The second and final step of creating your Adventurer is to develop his or her Personality profile. This is done by drawing five Personality cards from the deck. Players choose their favorite Personality traits – from “kleptomaniac” to “cult leader” to “werewolf” – and build their character’s profile around them.

During play, Adventurers act based on their chosen Personality elements, giving even more variance to how each Quest plays out.

Treasures & Enemies

The final two types of cards are Treasures and Enemies.

Treasures represent the different types of items that players can utilize during their Quest. From glass decanters which unleash raging storms when uncorked, to angelic swords that sap health from enemies, Treasures provide even more ways for Adventurers to interact with their environment. Each Adventurer draws one Treasure card at random upon beginning a Quest, and more can be awarded throughout the game.

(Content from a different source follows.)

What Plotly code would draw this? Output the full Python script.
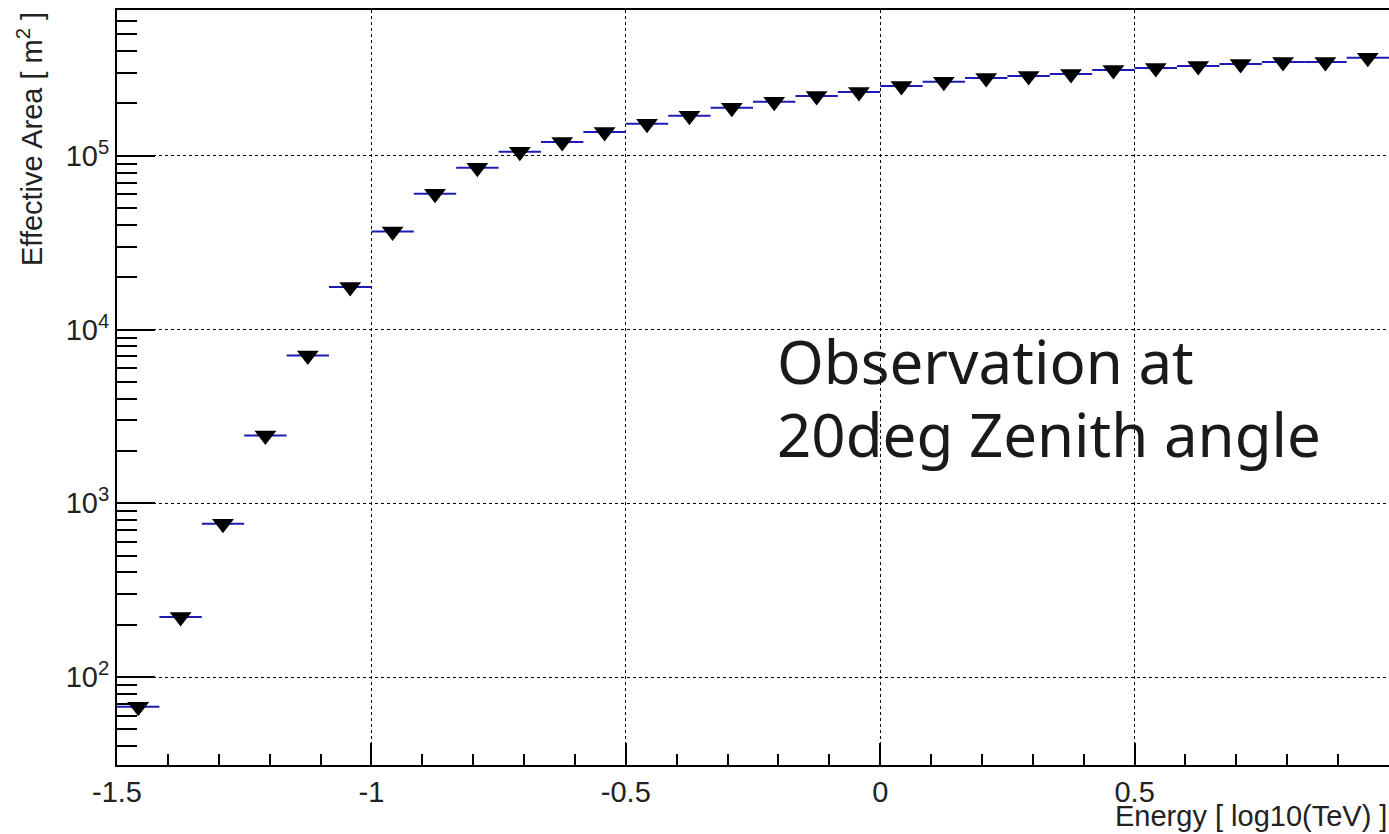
import plotly.graph_objects as go

# Bin centers (log10 E [TeV]) and effective area values [m^2]
energy_log10 = [-1.4583, -1.375, -1.2917, -1.2083, -1.125, -1.0417, -0.9583, -0.875,
                -0.7917, -0.7083, -0.625, -0.5417, -0.4583, -0.375, -0.2917, -0.2083,
                -0.125, -0.0417, 0.0417, 0.125, 0.2083, 0.2917, 0.375, 0.4583,
                0.5417, 0.625, 0.7083, 0.7917, 0.875, 0.9583]
eff_area = [67.5, 222, 764, 2460, 7100, 17600, 36700, 60500,
            85300, 105500, 120000, 137000, 152700, 169800, 188800, 204400,
            221000, 233000, 252000, 267000, 280500, 288000, 296000, 312000,
            320000, 329000, 338000, 347000, 347000, 366000]
bin_half_width = [1.0 / 24] * len(energy_log10)

y_tickvals = [100, 1000, 10000, 100000]
y_ticktext = ["10<sup>2</sup>", "10<sup>3</sup>", "10<sup>4</sup>", "10<sup>5</sup>"]
x_tickvals = [-1.5, -1.0, -0.5, 0.0, 0.5, 1.0]
x_ticktext = ["-1.5", "-1", "-0.5", "0", "0.5", "1"]

fig = go.Figure()
fig.add_trace(go.Scatter(
    x=energy_log10, y=eff_area, mode="markers",
    marker=dict(symbol="triangle-down", size=19, color="black"),
    error_x=dict(type="data", array=bin_half_width, visible=True,
                 color="#1c1cb4", thickness=2, width=0),
    showlegend=False,
))

axis_font = dict(family="Liberation Sans, Arial, sans-serif", size=29, color="#222")

fig.update_layout(
    width=1389, height=834,
    margin=dict(l=117, r=0, t=10, b=69),
    paper_bgcolor="white", plot_bgcolor="white",
    xaxis=dict(
        range=[-1.5, 1.0], tickvals=x_tickvals, ticktext=x_ticktext,
        ticks="inside", ticklen=22, tickwidth=2, tickcolor="black",
        showline=True, linewidth=2, linecolor="black", mirror=True,
        showgrid=True, gridcolor="black", griddash="dot", gridwidth=1,
        zeroline=False, tickfont=axis_font, automargin=False,
        minor=dict(dtick=0.1, ticks="inside", ticklen=11, tickwidth=2,
                   tickcolor="black", showgrid=False),
    ),
    yaxis=dict(
        type="log", range=[1.494, 5.839],
        tickvals=y_tickvals, ticktext=y_ticktext,
        ticks="inside", ticklen=38, tickwidth=2, tickcolor="black",
        showline=True, linewidth=2, linecolor="black",
        showgrid=True, gridcolor="black", griddash="dot", gridwidth=1,
        zeroline=False, tickfont=axis_font, automargin=False,
        minor=dict(dtick="D1", ticks="inside", ticklen=20, tickwidth=2,
                   tickcolor="black", showgrid=False),
    ),
    annotations=[
        dict(text="Effective Area [ m<sup>2</sup> ]", xref="paper", yref="paper",
             x=-117 / 1272 + 30 / 1272, y=1.0, xanchor="center", yanchor="top",
             textangle=-90, showarrow=False,
             font=dict(family="Liberation Sans, Arial, sans-serif", size=29, color="#222")),
        dict(text="Energy [ log10(TeV) ]", xref="paper", yref="paper",
             x=1.0, y=(765 - 816) / 755, xanchor="right", yanchor="middle", showarrow=False,
             font=dict(family="Liberation Sans, Arial, sans-serif", size=29, color="#222")),
        dict(text="Observation at", xref="paper", yref="paper",
             x=(775 - 117) / 1272, y=(765 - 318) / 755, xanchor="left", yanchor="top",
             showarrow=False,
             font=dict(family="Noto Sans", size=60, color="#1a1a1a")),
        dict(text="20deg Zenith angle", xref="paper", yref="paper",
             x=(775 - 117) / 1272, y=(765 - 391) / 755, xanchor="left", yanchor="top",
             showarrow=False,
             font=dict(family="Noto Sans", size=60, color="#1a1a1a")),
    ],
)

fig.write_html("out.html")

One great way to find Treasure is by defeating Enemies. Each Quest has certain Enemy types associated with it, but Adventurers can encounter any Enemy type in any Quest, as per the Game Master’s discretion. Each Enemy has their own unique attack and defense characteristics, as well as a unique ability. Damage dealt and incurred during battle is handled via a simple series of dice rolls – There are no huge numbers to add up, and no lengthy combat encounters which interrupt the pace of the story.

Bringing it all Together

Quests, Adventurers, Personalities, Treasures, and Enemies come together to streamline the traditional role-playing process. With many of the more tedious elements of role-playing reduced to simple, player-driven choices, the freedom and fun of improvisation is left to shine on its own merits.